▶ _Job_
Repeat all of the material below exactly as written, images excluded.

▶ _Material provided_
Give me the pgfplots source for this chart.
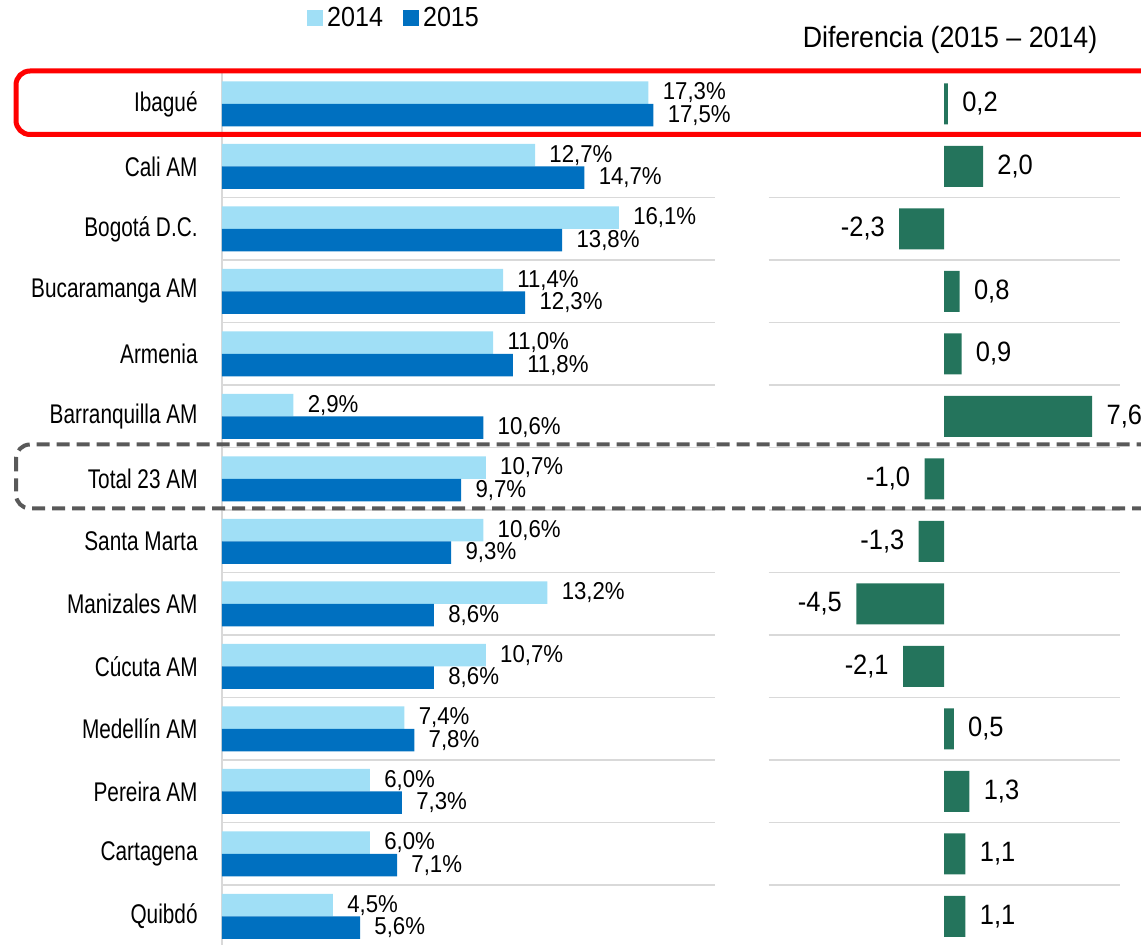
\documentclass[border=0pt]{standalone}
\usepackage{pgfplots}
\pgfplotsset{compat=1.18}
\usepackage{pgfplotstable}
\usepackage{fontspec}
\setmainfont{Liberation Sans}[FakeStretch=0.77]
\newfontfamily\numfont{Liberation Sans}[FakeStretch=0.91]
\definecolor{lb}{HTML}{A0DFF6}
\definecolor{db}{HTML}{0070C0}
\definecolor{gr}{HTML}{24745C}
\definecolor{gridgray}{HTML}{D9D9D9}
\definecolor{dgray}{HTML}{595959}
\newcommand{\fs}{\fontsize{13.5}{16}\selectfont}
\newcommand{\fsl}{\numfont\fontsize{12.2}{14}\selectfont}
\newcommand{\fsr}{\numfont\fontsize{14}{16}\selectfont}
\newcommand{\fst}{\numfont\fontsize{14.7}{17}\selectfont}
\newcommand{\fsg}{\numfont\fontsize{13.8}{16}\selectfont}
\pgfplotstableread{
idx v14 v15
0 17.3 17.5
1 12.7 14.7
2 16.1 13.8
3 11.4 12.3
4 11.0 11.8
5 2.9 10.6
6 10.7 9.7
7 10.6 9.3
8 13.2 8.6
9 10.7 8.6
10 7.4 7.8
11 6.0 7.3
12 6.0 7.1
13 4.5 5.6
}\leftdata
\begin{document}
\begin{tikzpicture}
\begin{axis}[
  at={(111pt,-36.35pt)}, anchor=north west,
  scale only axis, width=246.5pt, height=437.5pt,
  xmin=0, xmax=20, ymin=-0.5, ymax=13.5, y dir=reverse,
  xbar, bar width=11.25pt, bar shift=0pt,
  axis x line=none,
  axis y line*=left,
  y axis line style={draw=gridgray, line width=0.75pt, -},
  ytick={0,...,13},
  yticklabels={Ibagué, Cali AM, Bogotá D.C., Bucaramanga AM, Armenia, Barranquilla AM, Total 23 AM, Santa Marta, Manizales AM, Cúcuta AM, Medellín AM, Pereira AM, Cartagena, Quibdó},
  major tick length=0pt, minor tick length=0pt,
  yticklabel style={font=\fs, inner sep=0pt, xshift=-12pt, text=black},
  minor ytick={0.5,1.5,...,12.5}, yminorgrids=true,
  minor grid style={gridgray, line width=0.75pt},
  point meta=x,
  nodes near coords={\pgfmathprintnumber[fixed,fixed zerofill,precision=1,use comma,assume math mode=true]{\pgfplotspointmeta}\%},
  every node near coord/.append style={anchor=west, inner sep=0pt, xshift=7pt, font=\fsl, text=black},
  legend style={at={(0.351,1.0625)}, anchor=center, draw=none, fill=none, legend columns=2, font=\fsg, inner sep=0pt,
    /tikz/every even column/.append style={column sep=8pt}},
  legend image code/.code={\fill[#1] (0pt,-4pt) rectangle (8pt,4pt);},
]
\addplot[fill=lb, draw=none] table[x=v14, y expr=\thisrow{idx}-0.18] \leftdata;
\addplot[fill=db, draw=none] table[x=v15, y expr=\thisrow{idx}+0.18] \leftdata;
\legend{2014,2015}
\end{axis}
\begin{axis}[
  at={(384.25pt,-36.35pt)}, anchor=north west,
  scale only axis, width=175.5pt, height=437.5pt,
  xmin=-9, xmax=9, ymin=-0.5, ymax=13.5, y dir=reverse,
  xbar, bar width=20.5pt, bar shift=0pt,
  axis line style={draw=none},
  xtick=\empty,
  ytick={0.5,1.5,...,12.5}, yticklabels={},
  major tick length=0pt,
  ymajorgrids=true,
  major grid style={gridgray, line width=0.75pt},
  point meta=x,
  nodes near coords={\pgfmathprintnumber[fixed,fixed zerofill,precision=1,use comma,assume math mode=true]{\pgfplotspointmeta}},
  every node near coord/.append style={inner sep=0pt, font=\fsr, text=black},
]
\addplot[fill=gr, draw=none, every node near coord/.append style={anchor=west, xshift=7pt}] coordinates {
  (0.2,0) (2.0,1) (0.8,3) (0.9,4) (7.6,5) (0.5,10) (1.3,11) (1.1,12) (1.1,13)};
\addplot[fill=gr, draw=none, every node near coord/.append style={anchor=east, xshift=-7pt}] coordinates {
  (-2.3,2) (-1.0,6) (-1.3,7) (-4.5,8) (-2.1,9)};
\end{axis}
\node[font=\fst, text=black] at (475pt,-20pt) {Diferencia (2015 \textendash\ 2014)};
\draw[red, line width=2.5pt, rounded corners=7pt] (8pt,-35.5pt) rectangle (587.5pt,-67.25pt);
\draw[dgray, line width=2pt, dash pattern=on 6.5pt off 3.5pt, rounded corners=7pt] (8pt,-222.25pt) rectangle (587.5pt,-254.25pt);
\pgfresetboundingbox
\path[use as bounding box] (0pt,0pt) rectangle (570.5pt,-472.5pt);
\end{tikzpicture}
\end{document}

▶ _The output_
Give me the pgfplots source for this chart.
\documentclass[border=0pt]{standalone}
\usepackage{pgfplots}
\pgfplotsset{compat=1.18}
\usepackage{pgfplotstable}
\usepackage{fontspec}
\setmainfont{Liberation Sans}[FakeStretch=0.77]
\newfontfamily\numfont{Liberation Sans}[FakeStretch=0.91]
\definecolor{lb}{HTML}{A0DFF6}
\definecolor{db}{HTML}{0070C0}
\definecolor{gr}{HTML}{24745C}
\definecolor{gridgray}{HTML}{D9D9D9}
\definecolor{dgray}{HTML}{595959}
\newcommand{\fs}{\fontsize{13.5}{16}\selectfont}
\newcommand{\fsl}{\numfont\fontsize{12.2}{14}\selectfont}
\newcommand{\fsr}{\numfont\fontsize{14}{16}\selectfont}
\newcommand{\fst}{\numfont\fontsize{14.7}{17}\selectfont}
\newcommand{\fsg}{\numfont\fontsize{13.8}{16}\selectfont}
\pgfplotstableread{
idx v14 v15
0 17.3 17.5
1 12.7 14.7
2 16.1 13.8
3 11.4 12.3
4 11.0 11.8
5 2.9 10.6
6 10.7 9.7
7 10.6 9.3
8 13.2 8.6
9 10.7 8.6
10 7.4 7.8
11 6.0 7.3
12 6.0 7.1
13 4.5 5.6
}\leftdata
\begin{document}
\begin{tikzpicture}
\begin{axis}[
  at={(111pt,-36.35pt)}, anchor=north west,
  scale only axis, width=246.5pt, height=437.5pt,
  xmin=0, xmax=20, ymin=-0.5, ymax=13.5, y dir=reverse,
  xbar, bar width=11.25pt, bar shift=0pt,
  axis x line=none,
  axis y line*=left,
  y axis line style={draw=gridgray, line width=0.75pt, -},
  ytick={0,...,13},
  yticklabels={Ibagué, Cali AM, Bogotá D.C., Bucaramanga AM, Armenia, Barranquilla AM, Total 23 AM, Santa Marta, Manizales AM, Cúcuta AM, Medellín AM, Pereira AM, Cartagena, Quibdó},
  major tick length=0pt, minor tick length=0pt,
  yticklabel style={font=\fs, inner sep=0pt, xshift=-12pt, text=black},
  minor ytick={0.5,1.5,...,12.5}, yminorgrids=true,
  minor grid style={gridgray, line width=0.75pt},
  point meta=x,
  nodes near coords={\pgfmathprintnumber[fixed,fixed zerofill,precision=1,use comma,assume math mode=true]{\pgfplotspointmeta}\%},
  every node near coord/.append style={anchor=west, inner sep=0pt, xshift=7pt, font=\fsl, text=black},
  legend style={at={(0.351,1.0625)}, anchor=center, draw=none, fill=none, legend columns=2, font=\fsg, inner sep=0pt,
    /tikz/every even column/.append style={column sep=8pt}},
  legend image code/.code={\fill[#1] (0pt,-4pt) rectangle (8pt,4pt);},
]
\addplot[fill=lb, draw=none] table[x=v14, y expr=\thisrow{idx}-0.18] \leftdata;
\addplot[fill=db, draw=none] table[x=v15, y expr=\thisrow{idx}+0.18] \leftdata;
\legend{2014,2015}
\end{axis}
\begin{axis}[
  at={(384.25pt,-36.35pt)}, anchor=north west,
  scale only axis, width=175.5pt, height=437.5pt,
  xmin=-9, xmax=9, ymin=-0.5, ymax=13.5, y dir=reverse,
  xbar, bar width=20.5pt, bar shift=0pt,
  axis line style={draw=none},
  xtick=\empty,
  ytick={0.5,1.5,...,12.5}, yticklabels={},
  major tick length=0pt,
  ymajorgrids=true,
  major grid style={gridgray, line width=0.75pt},
  point meta=x,
  nodes near coords={\pgfmathprintnumber[fixed,fixed zerofill,precision=1,use comma,assume math mode=true]{\pgfplotspointmeta}},
  every node near coord/.append style={inner sep=0pt, font=\fsr, text=black},
]
\addplot[fill=gr, draw=none, every node near coord/.append style={anchor=west, xshift=7pt}] coordinates {
  (0.2,0) (2.0,1) (0.8,3) (0.9,4) (7.6,5) (0.5,10) (1.3,11) (1.1,12) (1.1,13)};
\addplot[fill=gr, draw=none, every node near coord/.append style={anchor=east, xshift=-7pt}] coordinates {
  (-2.3,2) (-1.0,6) (-1.3,7) (-4.5,8) (-2.1,9)};
\end{axis}
\node[font=\fst, text=black] at (475pt,-20pt) {Diferencia (2015 \textendash\ 2014)};
\draw[red, line width=2.5pt, rounded corners=7pt] (8pt,-35.5pt) rectangle (587.5pt,-67.25pt);
\draw[dgray, line width=2pt, dash pattern=on 6.5pt off 3.5pt, rounded corners=7pt] (8pt,-222.25pt) rectangle (587.5pt,-254.25pt);
\pgfresetboundingbox
\path[use as bounding box] (0pt,0pt) rectangle (570.5pt,-472.5pt);
\end{tikzpicture}
\end{document}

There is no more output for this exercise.